Request » Go through the listing and return every line with "document" in it.

◇ ◇ ◇

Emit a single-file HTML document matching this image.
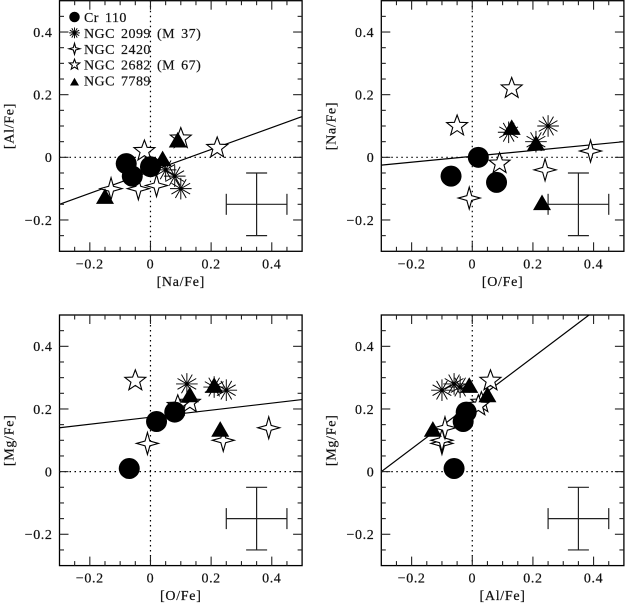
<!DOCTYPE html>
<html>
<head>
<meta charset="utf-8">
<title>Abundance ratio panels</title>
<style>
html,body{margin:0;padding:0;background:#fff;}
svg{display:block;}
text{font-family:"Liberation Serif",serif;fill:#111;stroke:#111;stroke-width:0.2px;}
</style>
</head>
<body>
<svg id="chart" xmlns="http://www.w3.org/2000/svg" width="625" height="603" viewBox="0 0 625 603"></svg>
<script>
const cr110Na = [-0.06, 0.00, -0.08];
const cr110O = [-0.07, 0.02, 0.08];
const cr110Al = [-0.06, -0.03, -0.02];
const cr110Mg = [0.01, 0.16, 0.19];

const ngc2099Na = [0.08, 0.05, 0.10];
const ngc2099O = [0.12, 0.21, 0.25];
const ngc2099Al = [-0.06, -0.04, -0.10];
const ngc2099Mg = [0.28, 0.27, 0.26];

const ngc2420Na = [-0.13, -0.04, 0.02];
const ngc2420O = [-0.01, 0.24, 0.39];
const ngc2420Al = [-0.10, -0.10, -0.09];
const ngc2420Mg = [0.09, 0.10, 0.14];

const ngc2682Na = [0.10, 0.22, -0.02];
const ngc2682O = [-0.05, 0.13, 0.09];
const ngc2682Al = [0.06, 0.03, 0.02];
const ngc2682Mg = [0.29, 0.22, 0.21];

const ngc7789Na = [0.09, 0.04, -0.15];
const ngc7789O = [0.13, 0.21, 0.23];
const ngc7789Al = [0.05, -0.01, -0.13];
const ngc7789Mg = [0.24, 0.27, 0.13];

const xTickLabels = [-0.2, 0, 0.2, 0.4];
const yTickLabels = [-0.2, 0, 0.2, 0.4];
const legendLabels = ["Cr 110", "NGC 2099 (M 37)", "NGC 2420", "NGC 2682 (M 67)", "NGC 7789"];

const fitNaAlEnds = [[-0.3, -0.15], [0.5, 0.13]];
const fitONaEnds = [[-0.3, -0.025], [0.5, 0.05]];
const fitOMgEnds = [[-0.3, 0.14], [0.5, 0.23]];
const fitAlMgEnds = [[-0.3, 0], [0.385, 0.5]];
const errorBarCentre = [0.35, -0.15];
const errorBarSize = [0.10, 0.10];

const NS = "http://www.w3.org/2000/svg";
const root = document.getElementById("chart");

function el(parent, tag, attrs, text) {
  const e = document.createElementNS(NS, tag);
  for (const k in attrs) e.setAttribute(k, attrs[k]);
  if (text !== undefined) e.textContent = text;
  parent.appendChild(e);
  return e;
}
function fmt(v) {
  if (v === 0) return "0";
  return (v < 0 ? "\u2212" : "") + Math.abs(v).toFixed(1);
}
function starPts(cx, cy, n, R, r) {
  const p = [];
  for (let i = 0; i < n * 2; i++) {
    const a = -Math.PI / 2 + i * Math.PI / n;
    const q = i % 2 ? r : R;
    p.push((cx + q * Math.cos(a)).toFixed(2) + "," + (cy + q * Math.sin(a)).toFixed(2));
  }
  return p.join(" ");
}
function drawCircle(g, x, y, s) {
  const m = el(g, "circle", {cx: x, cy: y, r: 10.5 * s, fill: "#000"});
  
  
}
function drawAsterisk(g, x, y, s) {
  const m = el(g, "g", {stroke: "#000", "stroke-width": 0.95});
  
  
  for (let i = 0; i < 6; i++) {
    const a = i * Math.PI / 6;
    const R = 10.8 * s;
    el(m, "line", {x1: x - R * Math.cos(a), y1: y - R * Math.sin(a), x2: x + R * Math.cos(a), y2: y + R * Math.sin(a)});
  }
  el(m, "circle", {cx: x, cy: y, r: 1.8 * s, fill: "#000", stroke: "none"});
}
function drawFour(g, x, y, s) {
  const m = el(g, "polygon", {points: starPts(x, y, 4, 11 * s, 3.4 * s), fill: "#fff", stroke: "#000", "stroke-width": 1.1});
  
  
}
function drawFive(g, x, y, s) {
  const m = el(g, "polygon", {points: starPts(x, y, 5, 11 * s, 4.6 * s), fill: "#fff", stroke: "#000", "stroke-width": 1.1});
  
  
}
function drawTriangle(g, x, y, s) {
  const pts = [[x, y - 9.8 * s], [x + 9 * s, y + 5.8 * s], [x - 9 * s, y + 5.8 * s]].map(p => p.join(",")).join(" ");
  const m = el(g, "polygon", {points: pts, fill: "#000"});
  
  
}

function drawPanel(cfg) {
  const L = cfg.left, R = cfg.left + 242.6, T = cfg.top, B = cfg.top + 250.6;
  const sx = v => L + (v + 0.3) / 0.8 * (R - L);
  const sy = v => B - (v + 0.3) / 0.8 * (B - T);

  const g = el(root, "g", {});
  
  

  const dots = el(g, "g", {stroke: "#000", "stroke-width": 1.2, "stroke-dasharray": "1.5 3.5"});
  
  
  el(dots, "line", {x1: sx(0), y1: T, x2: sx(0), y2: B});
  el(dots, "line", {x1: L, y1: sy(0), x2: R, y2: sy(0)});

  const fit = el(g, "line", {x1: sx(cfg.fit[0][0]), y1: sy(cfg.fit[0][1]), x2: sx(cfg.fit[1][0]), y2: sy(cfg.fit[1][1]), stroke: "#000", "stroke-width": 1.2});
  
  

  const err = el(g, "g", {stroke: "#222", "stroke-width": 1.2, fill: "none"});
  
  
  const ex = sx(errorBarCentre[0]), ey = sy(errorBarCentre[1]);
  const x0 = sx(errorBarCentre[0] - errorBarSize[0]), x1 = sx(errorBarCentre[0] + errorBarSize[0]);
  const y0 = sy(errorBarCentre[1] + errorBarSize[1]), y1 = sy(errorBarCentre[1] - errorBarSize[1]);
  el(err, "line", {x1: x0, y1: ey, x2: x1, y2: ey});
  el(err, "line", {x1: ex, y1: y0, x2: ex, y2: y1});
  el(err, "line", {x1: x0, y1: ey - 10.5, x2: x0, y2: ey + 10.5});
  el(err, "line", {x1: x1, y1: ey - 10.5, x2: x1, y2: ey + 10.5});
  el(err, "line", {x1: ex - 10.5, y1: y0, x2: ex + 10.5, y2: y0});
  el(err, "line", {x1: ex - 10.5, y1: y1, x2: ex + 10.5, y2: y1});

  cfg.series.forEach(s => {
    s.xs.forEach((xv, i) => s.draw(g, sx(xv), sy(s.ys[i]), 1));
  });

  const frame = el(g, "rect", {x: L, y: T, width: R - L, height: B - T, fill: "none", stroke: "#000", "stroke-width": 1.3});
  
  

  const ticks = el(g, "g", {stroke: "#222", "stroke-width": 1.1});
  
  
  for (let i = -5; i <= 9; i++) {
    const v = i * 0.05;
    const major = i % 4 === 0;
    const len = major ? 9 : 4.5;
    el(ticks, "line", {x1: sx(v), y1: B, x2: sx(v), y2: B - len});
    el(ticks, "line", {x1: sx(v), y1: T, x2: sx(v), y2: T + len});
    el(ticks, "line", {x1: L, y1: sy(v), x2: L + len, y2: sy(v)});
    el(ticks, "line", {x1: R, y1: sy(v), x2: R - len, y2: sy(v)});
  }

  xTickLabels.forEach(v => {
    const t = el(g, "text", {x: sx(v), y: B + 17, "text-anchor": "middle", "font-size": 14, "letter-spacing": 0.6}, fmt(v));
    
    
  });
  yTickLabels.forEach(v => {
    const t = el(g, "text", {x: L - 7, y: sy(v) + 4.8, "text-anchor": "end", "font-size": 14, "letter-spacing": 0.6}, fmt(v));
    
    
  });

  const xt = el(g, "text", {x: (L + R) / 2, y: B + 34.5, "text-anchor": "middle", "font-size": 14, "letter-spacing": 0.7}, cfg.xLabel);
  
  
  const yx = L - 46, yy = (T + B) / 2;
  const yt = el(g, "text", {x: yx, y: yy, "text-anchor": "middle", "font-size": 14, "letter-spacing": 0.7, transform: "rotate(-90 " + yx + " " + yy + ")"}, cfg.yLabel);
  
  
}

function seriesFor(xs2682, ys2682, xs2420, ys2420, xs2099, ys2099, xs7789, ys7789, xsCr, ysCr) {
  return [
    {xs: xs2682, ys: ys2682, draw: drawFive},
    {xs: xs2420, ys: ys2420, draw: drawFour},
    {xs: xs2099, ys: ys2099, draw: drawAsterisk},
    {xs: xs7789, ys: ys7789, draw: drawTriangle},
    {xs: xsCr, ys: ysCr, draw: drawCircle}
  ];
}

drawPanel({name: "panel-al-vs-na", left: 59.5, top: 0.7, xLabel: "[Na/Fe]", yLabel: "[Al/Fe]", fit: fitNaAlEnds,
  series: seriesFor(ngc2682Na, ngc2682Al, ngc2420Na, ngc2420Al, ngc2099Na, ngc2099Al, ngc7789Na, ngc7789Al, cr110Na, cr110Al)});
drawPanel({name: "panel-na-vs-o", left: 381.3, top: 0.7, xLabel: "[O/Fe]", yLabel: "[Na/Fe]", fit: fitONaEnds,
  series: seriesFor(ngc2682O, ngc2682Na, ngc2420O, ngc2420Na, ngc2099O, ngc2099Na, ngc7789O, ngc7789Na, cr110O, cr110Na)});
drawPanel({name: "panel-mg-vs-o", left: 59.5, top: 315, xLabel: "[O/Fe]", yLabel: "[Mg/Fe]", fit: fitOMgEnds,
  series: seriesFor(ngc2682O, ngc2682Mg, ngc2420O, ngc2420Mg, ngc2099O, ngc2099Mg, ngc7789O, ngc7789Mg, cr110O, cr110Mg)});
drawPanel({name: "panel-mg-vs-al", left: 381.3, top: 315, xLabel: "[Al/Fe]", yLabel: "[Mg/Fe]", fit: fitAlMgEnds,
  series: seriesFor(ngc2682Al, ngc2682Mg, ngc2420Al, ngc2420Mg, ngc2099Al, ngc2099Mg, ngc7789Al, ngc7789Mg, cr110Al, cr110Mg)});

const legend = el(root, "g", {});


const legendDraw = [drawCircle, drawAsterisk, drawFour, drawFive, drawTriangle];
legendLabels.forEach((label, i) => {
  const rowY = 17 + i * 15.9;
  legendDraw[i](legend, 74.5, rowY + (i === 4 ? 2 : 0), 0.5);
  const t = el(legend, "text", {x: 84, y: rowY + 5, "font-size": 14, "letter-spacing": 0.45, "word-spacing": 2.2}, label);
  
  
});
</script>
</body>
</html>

◇ ◇ ◇

Expected answer »
Emit a single-file HTML document matching this image.
const root = document.getElementById("chart");
  const e = document.createElementNS(NS, tag);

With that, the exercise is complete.